The assumption that a Large Language Model must output one token after another seemed like an unavoidable constraint. NVIDIA challenges that with Nemotron-TwoTower-30B-A3B-Base-BF16, a language model that takes the diffusion route and gains a more than 2× speedup while giving up almost nothing in quality.

Breaking the sequential chain

At the heart of the architecture lie two separate towers. One is a frozen autoregressive component that produces the initial context; the other, a diffusion denoiser, employs an iterative masking strategy to complete entire blocks of text simultaneously. The result is a generation pipeline that no longer slips token by token but fills parallel blocks—the default mask-diffusion setup that NVIDIA describes.

The starting point is the Nemotron 3 Nano 30B-A3B backbone, but the real novelty is how NVIDIA dressed that core. This is not a mere academic exercise: the company benchmarked the model on aggregated suites and reports retaining 98.7% of the autoregressive counterpart’s quality while pushing real-world generation throughput to 2.42×.

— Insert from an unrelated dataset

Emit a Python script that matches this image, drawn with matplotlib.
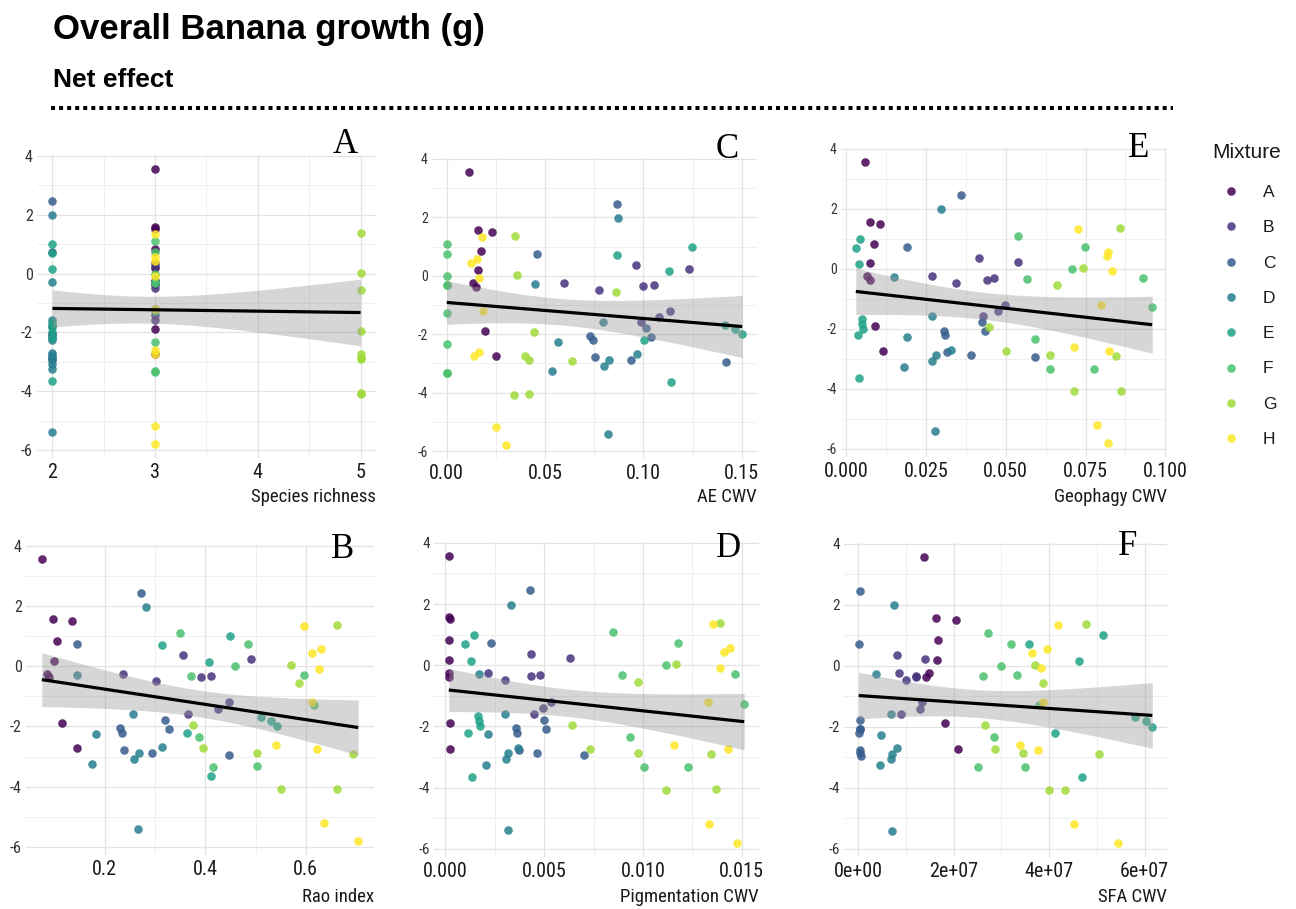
import numpy as np
import matplotlib
matplotlib.use("Agg")
import matplotlib.pyplot as plt
from matplotlib.ticker import FixedLocator, FixedFormatter

plt.rcParams['axes.unicode_minus'] = False

# ---------------- data ----------------
mixtures = ["A", "B", "C", "D", "E", "F", "G", "H"]
mixture_colors = ["#440154", "#46337E", "#365C8D", "#277F8E",
                  "#1FA187", "#4AC16D", "#9FDA3A", "#FDE725"]
richness_by_mixture = {"A": 3, "B": 3, "C": 2, "D": 2, "E": 2, "F": 3, "G": 5, "H": 3}

mixture = (["A"] * 9 + ["B"] * 9 + ["C"] * 9 + ["D"] * 9 + ["E"] * 8
           + ["F"] * 9 + ["G"] * 9 + ["H"] * 9)

growth = [3.56, 1.57, 1.51, 0.84, 0.18, -0.24, -0.37, -1.89, -2.73,          # A
          0.36, -0.25, -0.48, -0.36, -0.32, 0.24, -1.58, -1.41, -1.19,       # B
          2.45, 0.73, -1.78, -2.06, -2.20, -2.08, -2.77, -2.87, -2.94,       # C
          1.98, -0.28, -1.58, -2.26, -3.07, -2.88, -2.69, -3.26, -5.40,      # D
          0.70, 1.00, 0.15, -1.67, -1.82, -1.99, -2.20, -3.65,               # E
          1.09, 0.73, 0.00, -0.33, -0.30, -1.28, -2.34, -3.33, -3.32,        # F
          1.37, 0.03, -0.55, -1.94, -2.73, -2.87, -2.90, -4.08, -4.06,       # G
          1.34, 0.43, 0.56, -0.08, -1.20, -2.60, -2.75, -5.19, -5.80]        # H

rao_index = [0.075, 0.098, 0.136, 0.106, 0.099, 0.085, 0.090, 0.115, 0.144,
             0.355, 0.236, 0.302, 0.391, 0.411, 0.490, 0.366, 0.425, 0.447,
             0.272, 0.145, 0.319, 0.231, 0.234, 0.327, 0.238, 0.295, 0.448,
             0.283, 0.145, 0.257, 0.182, 0.258, 0.268, 0.313, 0.174, 0.266,
             0.313, 0.450, 0.408, 0.510, 0.530, 0.543, 0.363, 0.411,
             0.350, 0.484, 0.460, 0.371, 0.597, 0.616, 0.387, 0.416, 0.502,
             0.662, 0.570, 0.587, 0.375, 0.396, 0.503, 0.693, 0.550, 0.662,
             0.597, 0.612, 0.630, 0.627, 0.612, 0.540, 0.623, 0.637, 0.704]

ae_cwv = [0.0115, 0.0160, 0.0232, 0.0175, 0.0161, 0.0132, 0.0149, 0.0192, 0.0249,
          0.0961, 0.0597, 0.0773, 0.0997, 0.1056, 0.1232, 0.0985, 0.1080, 0.1134,
          0.0863, 0.0459, 0.1015, 0.0730, 0.0742, 0.1039, 0.0756, 0.0936, 0.1422,
          0.0873, 0.0446, 0.0793, 0.0563, 0.0797, 0.0825, 0.0966, 0.0536, 0.0822,
          0.0864, 0.1246, 0.1129, 0.1412, 0.1464, 0.1502, 0.1003, 0.1139,
          0.0, 0.0, 0.0, 0.0, 0.0, 0.0, 0.0, 0.0, 0.0,
          0.0347, 0.0358, 0.0861, 0.0441, 0.0400, 0.0417, 0.0639, 0.0341, 0.0420,
          0.0178, 0.0125, 0.0154, 0.0166, 0.0183, 0.0166, 0.0137, 0.0249, 0.0303]

geophagy_cwv = [0.0058, 0.0073, 0.0107, 0.0086, 0.0074, 0.0066, 0.0074, 0.0089, 0.0116,
                0.0417, 0.0270, 0.0344, 0.0440, 0.0464, 0.0537, 0.0428, 0.0476, 0.0497,
                0.0360, 0.0192, 0.0425, 0.0305, 0.0310, 0.0434, 0.0315, 0.0391, 0.0593,
                0.0296, 0.0151, 0.0269, 0.0190, 0.0270, 0.0280, 0.0327, 0.0182, 0.0278,
                0.0030, 0.0044, 0.0040, 0.0049, 0.0050, 0.0052, 0.0036, 0.0040,
                0.0537, 0.0748, 0.0709, 0.0568, 0.0930, 0.0959, 0.0593, 0.0640, 0.0776,
                0.0858, 0.0743, 0.0661, 0.0449, 0.0500, 0.0640, 0.0847, 0.0714, 0.0862,
                0.0727, 0.0816, 0.0819, 0.0832, 0.0799, 0.0714, 0.0824, 0.0785, 0.0819]

pigmentation_cwv = [0.00020, 0.00020, 0.00025, 0.00020, 0.00020, 0.00018, 0.00018, 0.00022, 0.00025,
                    0.00436, 0.00214, 0.00304, 0.00436, 0.00479, 0.00629, 0.00447, 0.00494, 0.00535,
                    0.00427, 0.00229, 0.00500, 0.00360, 0.00365, 0.00511, 0.00373, 0.00462, 0.00700,
                    0.00335, 0.00173, 0.00304, 0.00215, 0.00306, 0.00318, 0.00368, 0.00207, 0.00315,
                    0.00100, 0.00146, 0.00131, 0.00165, 0.00172, 0.00175, 0.00116, 0.00133,
                    0.00846, 0.01179, 0.01115, 0.00896, 0.01463, 0.01512, 0.00935, 0.01007, 0.01226,
                    0.01391, 0.01165, 0.00977, 0.00639, 0.00732, 0.00974, 0.01342, 0.01117, 0.01371,
                    0.01352, 0.01409, 0.01438, 0.01389, 0.01330, 0.01157, 0.01430, 0.01334, 0.01477]

sfa_cwv = [1.38e7, 1.63e7, 2.04e7, 1.68e7, 1.64e7, 1.49e7, 1.43e7, 1.82e7, 2.09e7,
           0.82e7, 0.86e7, 1.00e7, 1.21e7, 1.22e7, 1.40e7, 0.90e7, 1.29e7, 1.33e7,
           0.03e7, 0.01e7, 0.03e7, 0.03e7, 0.02e7, 0.035e7, 0.03e7, 0.04e7, 0.06e7,
           0.75e7, 0.38e7, 0.68e7, 0.47e7, 0.68e7, 0.70e7, 0.82e7, 0.45e7, 0.70e7,
           3.57e7, 5.12e7, 4.63e7, 5.79e7, 6.02e7, 6.16e7, 4.12e7, 4.68e7,
           2.71e7, 3.21e7, 2.99e7, 2.62e7, 3.33e7, 3.78e7, 2.85e7, 2.50e7, 3.50e7,
           4.77e7, 3.71e7, 3.88e7, 2.65e7, 2.86e7, 3.45e7, 5.04e7, 3.99e7, 4.34e7,
           4.19e7, 3.64e7, 3.96e7, 3.83e7, 3.88e7, 3.38e7, 3.77e7, 4.52e7, 5.44e7]

species_richness = [richness_by_mixture[m] for m in mixture]

y_ticks = [-6, -4, -2, 0, 2, 4]
y_tick_labels = ["-6", "-4", "-2", "0", "2", "4"]
y_minor = [-5, -3, -1, 1, 3]

richness_ticks = [2, 3, 4, 5]
richness_labels = ["2", "3", "4", "5"]
ae_ticks = [0.0, 0.05, 0.10, 0.15]
ae_labels = ["0.00", "0.05", "0.10", "0.15"]
geo_ticks = [0.0, 0.025, 0.05, 0.075, 0.10]
geo_labels = ["0.000", "0.025", "0.050", "0.075", "0.100"]
rao_ticks = [0.2, 0.4, 0.6]
rao_labels = ["0.2", "0.4", "0.6"]
pig_ticks = [0.0, 0.005, 0.010, 0.015]
pig_labels = ["0.000", "0.005", "0.010", "0.015"]
sfa_ticks = [0.0, 2e7, 4e7, 6e7]
sfa_labels = ["0e+00", "2e+07", "4e+07", "6e+07"]

title = "Overall Banana growth (g)"
subtitle = "Net effect"
legend_title = "Mixture"

# ---------------- figure ----------------
W, H = 1296, 909
fig = plt.figure(figsize=(W / 100, H / 100), dpi=100)
fig.patch.set_facecolor("white")

NARROW = ["Roboto Condensed", "Pragati Narrow", "IBM Plex Sans Condensed",
          "Liberation Sans", "DejaVu Sans"]
SANS = ["Liberation Sans", "DejaVu Sans"]
SERIF = ["Liberation Serif", "DejaVu Serif"]


def px_axes(l, r, t, b):
    return fig.add_axes([l / W, 1 - b / H, (r - l) / W, (b - t) / H])


def fx(x):
    return x / W


def fy(y):
    return 1 - y / H


T_Q = 1.9949  # 97.5% t quantile, df = n - 2


def minor_between(ticks):
    return [(a + b) / 2 for a, b in zip(ticks[:-1], ticks[1:])]


panels = [
    # x data, ticks, labels, xlabel, box(l,r,t,b), letter, letter pos, ytick size, xlabel y
    (species_richness, richness_ticks, richness_labels, "Species richness",
     (37, 376, 155, 458), "A", (345, 153), 11.5, 497),
    (ae_cwv, ae_ticks, ae_labels, "AE CWV",
     (432, 757, 158, 459), "C", (727, 158), 10, 497),
    (geophagy_cwv, geo_ticks, geo_labels, "Geophagy CWV",
     (841, 1167, 148, 457), "E", (1139, 157), 10, 497),
    (rao_index, rao_ticks, rao_labels, "Rao index",
     (26, 374, 545, 855), "B", (343, 558), 11.5, 897),
    (pigmentation_cwv, pig_ticks, pig_labels, "Pigmentation CWV",
     (434, 759, 542, 857), "D", (728, 557), 11, 897),
    (sfa_cwv, sfa_ticks, sfa_labels, "SFA CWV",
     (844, 1167, 543, 857), "F", (1128, 555), 11, 897),
]

y_all = np.asarray(growth, dtype=float)
mix_arr = np.asarray(mixture)

for xdata, xt, xl, xlabel, box, letter, lpos, ysize, xlab_y in panels:
    l, r, t, b = box
    ax = px_axes(l, r, t, b)
    x = np.asarray(xdata, dtype=float)
    n = len(x)

    # linear model with 95% confidence band
    slope, intercept = np.polyfit(x, y_all, 1)
    resid = y_all - (slope * x + intercept)
    s = np.sqrt(np.sum(resid ** 2) / (n - 2))
    xm = x.mean()
    sxx = np.sum((x - xm) ** 2)
    xs = np.linspace(x.min(), x.max(), 120)
    fit = slope * xs + intercept
    se = s * np.sqrt(1.0 / n + (xs - xm) ** 2 / sxx)
    lo, hi = fit - T_Q * se, fit + T_Q * se

    for m, c in zip(mixtures, mixture_colors):
        sel = mix_arr == m
        ax.scatter(x[sel], y_all[sel], s=38, color=c, alpha=0.85,
                   linewidths=0, zorder=2)
    ax.fill_between(xs, lo, hi, color="#999999", alpha=0.4, linewidth=0, zorder=3)
    ax.plot(xs, fit, color="black", lw=2.3, zorder=4, solid_capstyle="butt")

    # ggplot-like limits (5% expansion)
    xmin, xmax = x.min(), x.max()
    dx = (xmax - xmin) * 0.05
    ax.set_xlim(xmin - dx, xmax + dx)
    ymin = min(y_all.min(), lo.min())
    ymax = max(y_all.max(), hi.max())
    dy = (ymax - ymin) * 0.05
    ax.set_ylim(ymin - dy, ymax + dy)

    ax.xaxis.set_major_locator(FixedLocator(xt))
    ax.xaxis.set_major_formatter(FixedFormatter(xl))
    ax.xaxis.set_minor_locator(FixedLocator(minor_between(xt)))
    ax.yaxis.set_major_locator(FixedLocator(y_ticks))
    ax.yaxis.set_major_formatter(FixedFormatter(y_tick_labels))
    ax.yaxis.set_minor_locator(FixedLocator(y_minor))

    ax.grid(True, which="major", color="#E3E3E3", lw=0.9)
    ax.grid(True, which="minor", color="#EDEDED", lw=0.6)
    ax.set_axisbelow(True)
    for sp in ax.spines.values():
        sp.set_visible(False)
    ax.tick_params(which="both", length=0)
    ax.tick_params(axis="x", pad=3.5, labelsize=14.5, labelcolor="#1a1a1a")
    ax.tick_params(axis="y", pad=3, labelsize=ysize, labelcolor="#333333")
    for lab in ax.get_xticklabels() + ax.get_yticklabels():
        lab.set_family(NARROW)
    ax.set_facecolor("white")

    fig.text(fx(r), fy(xlab_y), xlabel, ha="right", va="center",
             fontsize=13.5, family=NARROW, color="#1a1a1a")
    fig.text(fx(lpos[0]), fy(lpos[1]), letter, ha="center", va="baseline",
             fontsize=25, family=SERIF, color="black")

# titles
fig.text(fx(53), fy(39), title, ha="left", va="baseline", fontsize=25,
         fontweight="bold", family=SANS, color="black")
fig.text(fx(53), fy(87), subtitle, ha="left", va="baseline", fontsize=19,
         fontweight="bold", family=SANS, color="black")
fig.add_artist(plt.Line2D([fx(51), fx(1173)], [fy(108), fy(108)],
                          color="black", lw=2.9, linestyle=(0, (1, 1)),
                          transform=fig.transFigure))

# legend
fig.text(fx(1212), fy(158), legend_title, ha="left", va="baseline",
         fontsize=15, family=SANS, color="#1a1a1a")
leg_ax = fig.add_axes([0, 0, 1, 1], facecolor="none")
leg_ax.set_xlim(0, W)
leg_ax.set_ylim(H, 0)
leg_ax.axis("off")
for i, (m, c) in enumerate(zip(mixtures, mixture_colors)):
    yy = 191 + i * 35.3
    leg_ax.scatter([1231], [yy], s=38, color=c, alpha=0.85, linewidths=0)
    fig.text(fx(1263), fy(yy + 6), m, ha="left", va="baseline",
             fontsize=12.5, family=SANS, color="#1a1a1a")

fig.savefig("out.png", dpi=100, facecolor="white")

When parallelism enters the vocabulary

Choosing a diffusion approach for a normally sequential task touches two concerns that matter for inference workloads: latency and GPU saturation. Classic autoregressive models use compute units intermittently, forcing constant back-and-forth between memory fetches and vector operations. A denoiser that handles several tokens at once can make better use of VRAM bandwidth and increase core utilization, cutting total generation time on the same hardware.

The model ships in BF16 precision, a balance between numerical fidelity and power draw. No minimum VRAM requirements or quantized variants have been published, but the move suggests a concrete interest in high-throughput scenarios where every millisecond counts.

The quality-speed trade-off and what it means for local deployments

NVIDIA’s claim—98.7% of aggregate quality with a 2.42× acceleration—resets the debate that for years pitted heavy, accurate models against lighter, approximate solutions. That compromise is particularly relevant for organizations evaluating on-premise deployments, where total cost of ownership (TCO) is dominated by fixed hardware and every watt must yield more tokens.

Parallelizing decoding without upending accuracy means handling request spikes with fewer accelerators, or alternatively offering lower latencies without expanding the hardware fleet. We are still some distance from large-scale production numbers, but the direction is right for making self-hosted inference more sustainable, especially in regulated environments where data sovereignty bars offloading workloads to cloud services.

For those analyzing these scenarios, AI-RADAR closely tracks the evolution of optimization frameworks and models that try to marry quality and speed. There are no one-size-fits-all recommendations, but it is increasingly clear that non-sequential architectures are an area to watch closely.

A prototype that redefines expectations

Nemotron-TwoTower is not a general-purpose model that will replace existing pipelines overnight. It is, rather, a demonstrator of how much headroom still exists at the crossroads of language models and less explored generative paradigms. Applying diffusion to text forces a rethink of serving pipelines and benchmark criteria, yet it offers a fresh lever for those designing AI infrastructure under tight budget and physical space constraints.

The picture will remain open until independent metrics and tests on diverse hardware appear. For now, the message is clear: sequential generation is no longer the only path, and throughput can grow without leaving accuracy behind.